> STATED EXERCISE
Pictures appear in the records below; write out everything else exactly.

[Code that draws figures]
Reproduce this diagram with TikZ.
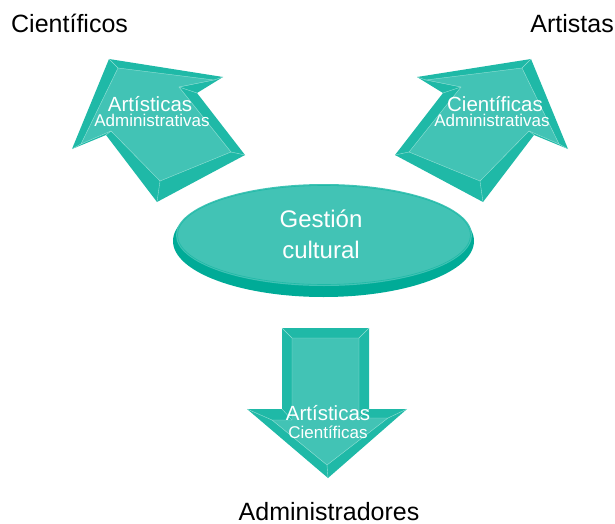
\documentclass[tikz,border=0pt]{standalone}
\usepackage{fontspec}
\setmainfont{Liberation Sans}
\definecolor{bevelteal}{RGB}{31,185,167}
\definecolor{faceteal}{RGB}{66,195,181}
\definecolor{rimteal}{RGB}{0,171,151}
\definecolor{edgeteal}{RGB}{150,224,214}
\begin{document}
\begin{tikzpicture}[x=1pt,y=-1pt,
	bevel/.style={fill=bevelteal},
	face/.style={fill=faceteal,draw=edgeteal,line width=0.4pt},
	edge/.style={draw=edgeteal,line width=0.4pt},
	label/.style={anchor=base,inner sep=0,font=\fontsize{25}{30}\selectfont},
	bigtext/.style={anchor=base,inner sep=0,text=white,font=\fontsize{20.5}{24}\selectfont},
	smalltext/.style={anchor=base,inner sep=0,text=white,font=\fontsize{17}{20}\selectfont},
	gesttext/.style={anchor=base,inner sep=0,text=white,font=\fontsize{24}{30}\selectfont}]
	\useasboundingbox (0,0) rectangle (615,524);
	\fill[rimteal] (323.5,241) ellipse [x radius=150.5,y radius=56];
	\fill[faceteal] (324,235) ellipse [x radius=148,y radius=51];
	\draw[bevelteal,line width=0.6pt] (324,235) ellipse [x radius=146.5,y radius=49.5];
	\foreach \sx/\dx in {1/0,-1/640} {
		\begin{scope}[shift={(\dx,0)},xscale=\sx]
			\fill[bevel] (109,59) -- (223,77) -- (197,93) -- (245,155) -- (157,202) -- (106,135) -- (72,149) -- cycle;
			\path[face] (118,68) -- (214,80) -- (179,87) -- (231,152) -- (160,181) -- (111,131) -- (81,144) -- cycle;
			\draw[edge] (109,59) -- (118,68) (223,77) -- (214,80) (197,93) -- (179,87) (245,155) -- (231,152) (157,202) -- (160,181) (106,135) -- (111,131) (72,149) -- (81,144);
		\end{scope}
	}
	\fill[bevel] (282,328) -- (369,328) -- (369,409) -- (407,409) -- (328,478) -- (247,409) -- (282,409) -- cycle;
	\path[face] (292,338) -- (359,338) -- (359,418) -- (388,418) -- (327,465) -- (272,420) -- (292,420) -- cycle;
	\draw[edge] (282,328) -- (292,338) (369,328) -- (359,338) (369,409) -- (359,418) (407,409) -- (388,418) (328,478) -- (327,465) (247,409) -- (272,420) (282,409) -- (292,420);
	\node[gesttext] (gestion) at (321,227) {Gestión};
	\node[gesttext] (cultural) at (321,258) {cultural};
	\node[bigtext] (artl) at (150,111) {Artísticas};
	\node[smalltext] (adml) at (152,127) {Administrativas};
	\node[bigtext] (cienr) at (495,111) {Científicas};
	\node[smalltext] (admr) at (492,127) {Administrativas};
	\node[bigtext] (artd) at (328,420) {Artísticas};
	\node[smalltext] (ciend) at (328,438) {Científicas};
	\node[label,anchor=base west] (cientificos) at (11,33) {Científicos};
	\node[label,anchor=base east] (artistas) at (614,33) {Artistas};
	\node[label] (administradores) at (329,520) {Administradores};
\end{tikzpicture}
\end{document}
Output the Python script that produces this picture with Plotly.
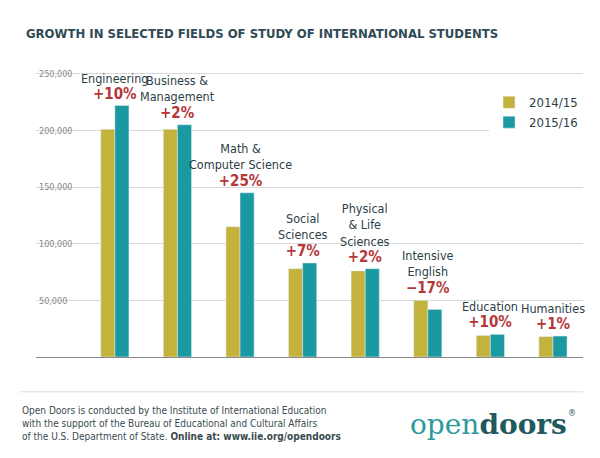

> WRITTEN RESPONSE
Reproduce this diagram with TikZ.
\documentclass[tikz,border=0pt]{standalone}
\usepackage{fontspec}
\setmainfont{Liberation Sans}
\definecolor{bevelteal}{RGB}{31,185,167}
\definecolor{faceteal}{RGB}{66,195,181}
\definecolor{rimteal}{RGB}{0,171,151}
\definecolor{edgeteal}{RGB}{150,224,214}
\begin{document}
\begin{tikzpicture}[x=1pt,y=-1pt,
	bevel/.style={fill=bevelteal},
	face/.style={fill=faceteal,draw=edgeteal,line width=0.4pt},
	edge/.style={draw=edgeteal,line width=0.4pt},
	label/.style={anchor=base,inner sep=0,font=\fontsize{25}{30}\selectfont},
	bigtext/.style={anchor=base,inner sep=0,text=white,font=\fontsize{20.5}{24}\selectfont},
	smalltext/.style={anchor=base,inner sep=0,text=white,font=\fontsize{17}{20}\selectfont},
	gesttext/.style={anchor=base,inner sep=0,text=white,font=\fontsize{24}{30}\selectfont}]
	\useasboundingbox (0,0) rectangle (615,524);
	\fill[rimteal] (323.5,241) ellipse [x radius=150.5,y radius=56];
	\fill[faceteal] (324,235) ellipse [x radius=148,y radius=51];
	\draw[bevelteal,line width=0.6pt] (324,235) ellipse [x radius=146.5,y radius=49.5];
	\foreach \sx/\dx in {1/0,-1/640} {
		\begin{scope}[shift={(\dx,0)},xscale=\sx]
			\fill[bevel] (109,59) -- (223,77) -- (197,93) -- (245,155) -- (157,202) -- (106,135) -- (72,149) -- cycle;
			\path[face] (118,68) -- (214,80) -- (179,87) -- (231,152) -- (160,181) -- (111,131) -- (81,144) -- cycle;
			\draw[edge] (109,59) -- (118,68) (223,77) -- (214,80) (197,93) -- (179,87) (245,155) -- (231,152) (157,202) -- (160,181) (106,135) -- (111,131) (72,149) -- (81,144);
		\end{scope}
	}
	\fill[bevel] (282,328) -- (369,328) -- (369,409) -- (407,409) -- (328,478) -- (247,409) -- (282,409) -- cycle;
	\path[face] (292,338) -- (359,338) -- (359,418) -- (388,418) -- (327,465) -- (272,420) -- (292,420) -- cycle;
	\draw[edge] (282,328) -- (292,338) (369,328) -- (359,338) (369,409) -- (359,418) (407,409) -- (388,418) (328,478) -- (327,465) (247,409) -- (272,420) (282,409) -- (292,420);
	\node[gesttext] (gestion) at (321,227) {Gestión};
	\node[gesttext] (cultural) at (321,258) {cultural};
	\node[bigtext] (artl) at (150,111) {Artísticas};
	\node[smalltext] (adml) at (152,127) {Administrativas};
	\node[bigtext] (cienr) at (495,111) {Científicas};
	\node[smalltext] (admr) at (492,127) {Administrativas};
	\node[bigtext] (artd) at (328,420) {Artísticas};
	\node[smalltext] (ciend) at (328,438) {Científicas};
	\node[label,anchor=base west] (cientificos) at (11,33) {Científicos};
	\node[label,anchor=base east] (artistas) at (614,33) {Artistas};
	\node[label] (administradores) at (329,520) {Administradores};
\end{tikzpicture}
\end{document}
Output the Python script that produces this picture with Plotly.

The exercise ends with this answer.